##### Data provided

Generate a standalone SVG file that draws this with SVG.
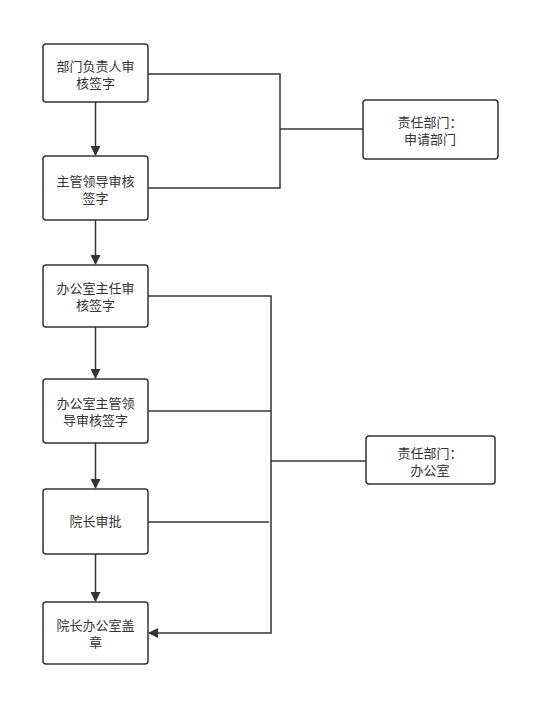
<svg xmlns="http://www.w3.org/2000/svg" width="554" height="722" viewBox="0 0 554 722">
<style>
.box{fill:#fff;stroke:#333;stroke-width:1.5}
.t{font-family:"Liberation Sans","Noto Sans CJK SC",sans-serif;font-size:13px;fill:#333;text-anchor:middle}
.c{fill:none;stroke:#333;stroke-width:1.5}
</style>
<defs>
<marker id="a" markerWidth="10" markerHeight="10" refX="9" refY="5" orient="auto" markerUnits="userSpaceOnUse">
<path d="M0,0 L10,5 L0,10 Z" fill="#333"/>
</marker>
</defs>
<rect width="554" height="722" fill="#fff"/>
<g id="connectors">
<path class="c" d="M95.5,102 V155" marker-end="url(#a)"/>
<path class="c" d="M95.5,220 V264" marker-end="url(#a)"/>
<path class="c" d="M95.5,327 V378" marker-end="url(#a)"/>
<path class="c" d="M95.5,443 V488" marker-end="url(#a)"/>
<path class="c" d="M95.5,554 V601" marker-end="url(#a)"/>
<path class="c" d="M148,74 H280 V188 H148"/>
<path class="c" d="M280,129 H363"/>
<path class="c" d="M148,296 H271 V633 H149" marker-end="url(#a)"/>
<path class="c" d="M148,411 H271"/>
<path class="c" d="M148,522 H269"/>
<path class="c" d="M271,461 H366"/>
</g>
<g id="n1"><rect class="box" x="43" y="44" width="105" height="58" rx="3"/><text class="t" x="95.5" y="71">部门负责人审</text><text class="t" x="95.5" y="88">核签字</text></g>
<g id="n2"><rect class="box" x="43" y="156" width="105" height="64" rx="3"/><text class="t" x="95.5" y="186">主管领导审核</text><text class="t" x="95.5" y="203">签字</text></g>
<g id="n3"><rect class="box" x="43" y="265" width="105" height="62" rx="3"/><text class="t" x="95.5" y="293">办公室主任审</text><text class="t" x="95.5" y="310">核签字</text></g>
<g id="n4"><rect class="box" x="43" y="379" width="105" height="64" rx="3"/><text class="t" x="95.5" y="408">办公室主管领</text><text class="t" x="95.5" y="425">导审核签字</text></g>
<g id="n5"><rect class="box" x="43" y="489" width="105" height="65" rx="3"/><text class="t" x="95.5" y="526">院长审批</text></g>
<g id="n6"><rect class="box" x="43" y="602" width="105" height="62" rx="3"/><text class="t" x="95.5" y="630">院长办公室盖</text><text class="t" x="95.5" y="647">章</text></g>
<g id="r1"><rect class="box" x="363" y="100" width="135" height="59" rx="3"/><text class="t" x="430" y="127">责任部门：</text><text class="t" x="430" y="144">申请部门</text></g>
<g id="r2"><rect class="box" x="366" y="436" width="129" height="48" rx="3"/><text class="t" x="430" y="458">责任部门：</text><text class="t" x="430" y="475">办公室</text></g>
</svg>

##########

Given request
Print out the whole of the material word for word, without pictures.

Completed task
Generate a standalone SVG file that draws this with SVG.
<svg xmlns="http://www.w3.org/2000/svg" width="554" height="722" viewBox="0 0 554 722">
<style>
.box{fill:#fff;stroke:#333;stroke-width:1.5}
.t{font-family:"Liberation Sans","Noto Sans CJK SC",sans-serif;font-size:13px;fill:#333;text-anchor:middle}
.c{fill:none;stroke:#333;stroke-width:1.5}
</style>
<defs>
<marker id="a" markerWidth="10" markerHeight="10" refX="9" refY="5" orient="auto" markerUnits="userSpaceOnUse">
<path d="M0,0 L10,5 L0,10 Z" fill="#333"/>
</marker>
</defs>
<rect width="554" height="722" fill="#fff"/>
<g id="connectors">
<path class="c" d="M95.5,102 V155" marker-end="url(#a)"/>
<path class="c" d="M95.5,220 V264" marker-end="url(#a)"/>
<path class="c" d="M95.5,327 V378" marker-end="url(#a)"/>
<path class="c" d="M95.5,443 V488" marker-end="url(#a)"/>
<path class="c" d="M95.5,554 V601" marker-end="url(#a)"/>
<path class="c" d="M148,74 H280 V188 H148"/>
<path class="c" d="M280,129 H363"/>
<path class="c" d="M148,296 H271 V633 H149" marker-end="url(#a)"/>
<path class="c" d="M148,411 H271"/>
<path class="c" d="M148,522 H269"/>
<path class="c" d="M271,461 H366"/>
</g>
<g id="n1"><rect class="box" x="43" y="44" width="105" height="58" rx="3"/><text class="t" x="95.5" y="71">部门负责人审</text><text class="t" x="95.5" y="88">核签字</text></g>
<g id="n2"><rect class="box" x="43" y="156" width="105" height="64" rx="3"/><text class="t" x="95.5" y="186">主管领导审核</text><text class="t" x="95.5" y="203">签字</text></g>
<g id="n3"><rect class="box" x="43" y="265" width="105" height="62" rx="3"/><text class="t" x="95.5" y="293">办公室主任审</text><text class="t" x="95.5" y="310">核签字</text></g>
<g id="n4"><rect class="box" x="43" y="379" width="105" height="64" rx="3"/><text class="t" x="95.5" y="408">办公室主管领</text><text class="t" x="95.5" y="425">导审核签字</text></g>
<g id="n5"><rect class="box" x="43" y="489" width="105" height="65" rx="3"/><text class="t" x="95.5" y="526">院长审批</text></g>
<g id="n6"><rect class="box" x="43" y="602" width="105" height="62" rx="3"/><text class="t" x="95.5" y="630">院长办公室盖</text><text class="t" x="95.5" y="647">章</text></g>
<g id="r1"><rect class="box" x="363" y="100" width="135" height="59" rx="3"/><text class="t" x="430" y="127">责任部门：</text><text class="t" x="430" y="144">申请部门</text></g>
<g id="r2"><rect class="box" x="366" y="436" width="129" height="48" rx="3"/><text class="t" x="430" y="458">责任部门：</text><text class="t" x="430" y="475">办公室</text></g>
</svg>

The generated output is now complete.